-- START OF Dataset entries --

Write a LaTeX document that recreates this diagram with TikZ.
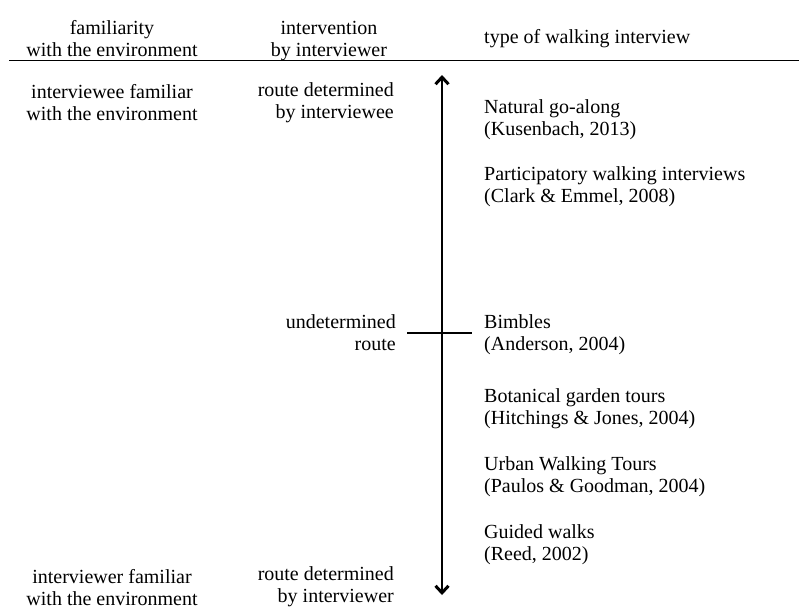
\documentclass[tikz,border=0pt]{standalone}
\usepackage{fontspec}
\setmainfont{Liberation Serif}
\usetikzlibrary{arrows.meta}
\begin{document}
\begin{tikzpicture}[x=1pt,y=-1pt,
  txt/.style={inner sep=0pt,font=\fontsize{20}{22}\selectfont},
  ctr/.style={txt,align=center,anchor=base},
  rgt/.style={txt,align=right,anchor=base east},
  lft/.style={txt,align=left,anchor=base west},
  rule/.style={line width=1.3pt},
  tip/.style={Straight Barb[length=7pt,width=13pt,line width=3pt]},
  axis/.style={line width=1.4pt,{Straight Barb[length=7pt,width=13pt,line width=3pt]}-{Straight Barb[length=7pt,width=13pt,line width=3pt]}}]
\useasboundingbox (0,0) rectangle (799,608);
% headers (anchor = baseline of last line)
\node[ctr] (h1) at (112,56) {familiarity\\with the environment};
\node[ctr] (h2) at (329,56) {intervention\\by interviewer};
\node[lft] (h3) at (484,43) {type of walking interview};
\coordinate (hl) at (9,60.5);
\coordinate (hr) at (799,60.5);
\draw[rule] (hl) -- (hr);
% left column
\node[ctr] (l1) at (112,120) {interviewee familiar\\with the environment};
\node[ctr] (l2) at (112,605) {interviewer familiar\\with the environment};
% middle column
\node[rgt] (m1) at (394,118) {route determined\\by interviewee};
\node[rgt] (m2) at (396,350) {undetermined\\route};
\node[rgt] (m3) at (394,602) {route determined\\by interviewer};
% axis
\coordinate (top) at (442,75);
\coordinate (bot) at (442,595);
\draw[axis] (bot) -- (top);
\coordinate (tl) at (407,333);
\coordinate (tr) at (472,333);
\draw[line width=1.1pt] (tl) -- (tr);
% right column
\node[lft] (r1) at (484,135) {Natural go-along\\(Kusenbach, 2013)};
\node[lft] (r2) at (484,202) {Participatory walking interviews\\(Clark \& Emmel, 2008)};
\node[lft] (r3) at (484,350) {Bimbles\\(Anderson, 2004)};
\node[lft] (r4) at (484,424) {Botanical garden tours\\(Hitchings \& Jones, 2004)};
\node[lft] (r5) at (484,492) {Urban Walking Tours\\(Paulos \& Goodman, 2004)};
\node[lft] (r6) at (484,560) {Guided walks\\(Reed, 2002)};
\end{tikzpicture}
\end{document}
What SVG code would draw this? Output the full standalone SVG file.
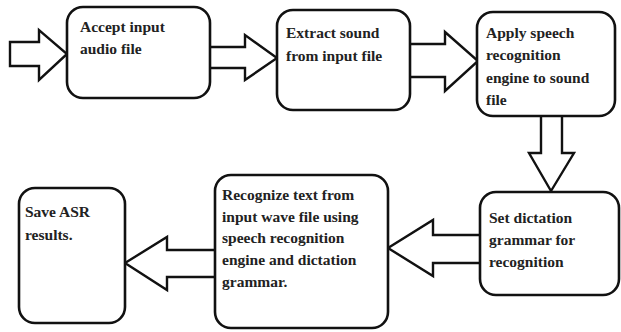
<svg xmlns="http://www.w3.org/2000/svg" width="621" height="332" viewBox="0 0 621 332">
<style>
.box{fill:#fff;stroke:#111;stroke-width:2.6}
.arr{fill:#fff;stroke:#111;stroke-width:2.4;stroke-linejoin:miter}
.t{font-family:'Liberation Serif','Times New Roman',serif;font-weight:700;font-size:15.5px;fill:#222}
</style>
<rect width="621" height="332" fill="#fff"/>
<g id="connectors">
<path class="arr" d="M10,42 L39,42 L39,30 L67,54 L39,80 L39,66 L10,66 Z"/>
<path class="arr" d="M210,47 L245,47 L245,35 L277,58 L245,80 L245,68 L210,68"/>
<path class="arr" d="M410,44 L445,44 L445,32 L478,61 L445,91 L445,77 L410,77"/>
<path class="arr" d="M541,116 L541,153 L529,153 L551,191 L574,153 L562,153 L562,116"/>
<path class="arr" d="M480,235 L433,235 L433,220 L388,248 L433,276 L433,263 L480,263"/>
<path class="arr" d="M215,250 L167,250 L167,237 L125,263 L167,290 L167,277 L215,277"/>
</g>
<g id="n1">
<rect class="box" x="67" y="7" width="143" height="91" rx="16"/>
<text class="t" x="80" y="32">Accept input</text>
<text class="t" x="80" y="54">audio file</text>
</g>
<g id="n2">
<rect class="box" x="277" y="10" width="133" height="100" rx="16"/>
<text class="t" x="286" y="38">Extract sound</text>
<text class="t" x="286" y="61">from input file</text>
</g>
<g id="n3">
<rect class="box" x="477" y="12" width="138" height="104" rx="16"/>
<text class="t" x="486" y="38">Apply speech</text>
<text class="t" x="486" y="60">recognition</text>
<text class="t" x="486" y="83">engine to sound</text>
<text class="t" x="486" y="105">file</text>
</g>
<g id="n4">
<rect class="box" x="480" y="192" width="139" height="103" rx="16"/>
<text class="t" x="489" y="223">Set dictation</text>
<text class="t" x="489" y="245">grammar for</text>
<text class="t" x="489" y="267">recognition</text>
</g>
<g id="n5">
<rect class="box" x="215" y="175" width="173" height="153" rx="16"/>
<text class="t" x="222" y="200">Recognize text from</text>
<text class="t" x="222" y="222">input wave file using</text>
<text class="t" x="222" y="243">speech recognition</text>
<text class="t" x="222" y="265">engine and dictation</text>
<text class="t" x="222" y="287">grammar.</text>
</g>
<g id="n6">
<rect class="box" x="19" y="188" width="106" height="135" rx="16"/>
<text class="t" x="25" y="217">Save ASR</text>
<text class="t" x="25" y="240">results.</text>
</g>
</svg>
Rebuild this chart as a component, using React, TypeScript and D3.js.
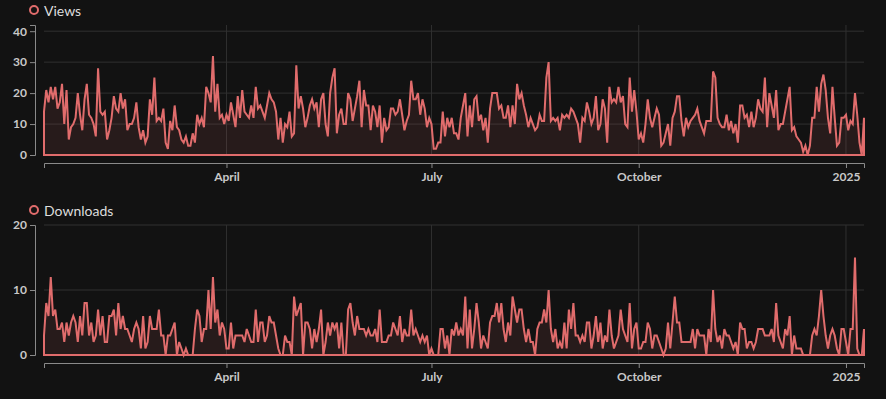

-- END OF Dataset entries --

## Written problem
Reproduce the material above in full and without alteration, but skip all pictures.

## Result
Write a LaTeX document that recreates this diagram with TikZ.
\documentclass[tikz,border=0pt]{standalone}
\usepackage{fontspec}
\setmainfont{Liberation Serif}
\usetikzlibrary{arrows.meta}
\begin{document}
\begin{tikzpicture}[x=1pt,y=-1pt,
  txt/.style={inner sep=0pt,font=\fontsize{20}{22}\selectfont},
  ctr/.style={txt,align=center,anchor=base},
  rgt/.style={txt,align=right,anchor=base east},
  lft/.style={txt,align=left,anchor=base west},
  rule/.style={line width=1.3pt},
  tip/.style={Straight Barb[length=7pt,width=13pt,line width=3pt]},
  axis/.style={line width=1.4pt,{Straight Barb[length=7pt,width=13pt,line width=3pt]}-{Straight Barb[length=7pt,width=13pt,line width=3pt]}}]
\useasboundingbox (0,0) rectangle (799,608);
% headers (anchor = baseline of last line)
\node[ctr] (h1) at (112,56) {familiarity\\with the environment};
\node[ctr] (h2) at (329,56) {intervention\\by interviewer};
\node[lft] (h3) at (484,43) {type of walking interview};
\coordinate (hl) at (9,60.5);
\coordinate (hr) at (799,60.5);
\draw[rule] (hl) -- (hr);
% left column
\node[ctr] (l1) at (112,120) {interviewee familiar\\with the environment};
\node[ctr] (l2) at (112,605) {interviewer familiar\\with the environment};
% middle column
\node[rgt] (m1) at (394,118) {route determined\\by interviewee};
\node[rgt] (m2) at (396,350) {undetermined\\route};
\node[rgt] (m3) at (394,602) {route determined\\by interviewer};
% axis
\coordinate (top) at (442,75);
\coordinate (bot) at (442,595);
\draw[axis] (bot) -- (top);
\coordinate (tl) at (407,333);
\coordinate (tr) at (472,333);
\draw[line width=1.1pt] (tl) -- (tr);
% right column
\node[lft] (r1) at (484,135) {Natural go-along\\(Kusenbach, 2013)};
\node[lft] (r2) at (484,202) {Participatory walking interviews\\(Clark \& Emmel, 2008)};
\node[lft] (r3) at (484,350) {Bimbles\\(Anderson, 2004)};
\node[lft] (r4) at (484,424) {Botanical garden tours\\(Hitchings \& Jones, 2004)};
\node[lft] (r5) at (484,492) {Urban Walking Tours\\(Paulos \& Goodman, 2004)};
\node[lft] (r6) at (484,560) {Guided walks\\(Reed, 2002)};
\end{tikzpicture}
\end{document}
What SVG code would draw this? Output the full standalone SVG file.
<svg xmlns="http://www.w3.org/2000/svg" width="621" height="332" viewBox="0 0 621 332">
<style>
.box{fill:#fff;stroke:#111;stroke-width:2.6}
.arr{fill:#fff;stroke:#111;stroke-width:2.4;stroke-linejoin:miter}
.t{font-family:'Liberation Serif','Times New Roman',serif;font-weight:700;font-size:15.5px;fill:#222}
</style>
<rect width="621" height="332" fill="#fff"/>
<g id="connectors">
<path class="arr" d="M10,42 L39,42 L39,30 L67,54 L39,80 L39,66 L10,66 Z"/>
<path class="arr" d="M210,47 L245,47 L245,35 L277,58 L245,80 L245,68 L210,68"/>
<path class="arr" d="M410,44 L445,44 L445,32 L478,61 L445,91 L445,77 L410,77"/>
<path class="arr" d="M541,116 L541,153 L529,153 L551,191 L574,153 L562,153 L562,116"/>
<path class="arr" d="M480,235 L433,235 L433,220 L388,248 L433,276 L433,263 L480,263"/>
<path class="arr" d="M215,250 L167,250 L167,237 L125,263 L167,290 L167,277 L215,277"/>
</g>
<g id="n1">
<rect class="box" x="67" y="7" width="143" height="91" rx="16"/>
<text class="t" x="80" y="32">Accept input</text>
<text class="t" x="80" y="54">audio file</text>
</g>
<g id="n2">
<rect class="box" x="277" y="10" width="133" height="100" rx="16"/>
<text class="t" x="286" y="38">Extract sound</text>
<text class="t" x="286" y="61">from input file</text>
</g>
<g id="n3">
<rect class="box" x="477" y="12" width="138" height="104" rx="16"/>
<text class="t" x="486" y="38">Apply speech</text>
<text class="t" x="486" y="60">recognition</text>
<text class="t" x="486" y="83">engine to sound</text>
<text class="t" x="486" y="105">file</text>
</g>
<g id="n4">
<rect class="box" x="480" y="192" width="139" height="103" rx="16"/>
<text class="t" x="489" y="223">Set dictation</text>
<text class="t" x="489" y="245">grammar for</text>
<text class="t" x="489" y="267">recognition</text>
</g>
<g id="n5">
<rect class="box" x="215" y="175" width="173" height="153" rx="16"/>
<text class="t" x="222" y="200">Recognize text from</text>
<text class="t" x="222" y="222">input wave file using</text>
<text class="t" x="222" y="243">speech recognition</text>
<text class="t" x="222" y="265">engine and dictation</text>
<text class="t" x="222" y="287">grammar.</text>
</g>
<g id="n6">
<rect class="box" x="19" y="188" width="106" height="135" rx="16"/>
<text class="t" x="25" y="217">Save ASR</text>
<text class="t" x="25" y="240">results.</text>
</g>
</svg>
Rebuild this chart as a component, using React, TypeScript and D3.js.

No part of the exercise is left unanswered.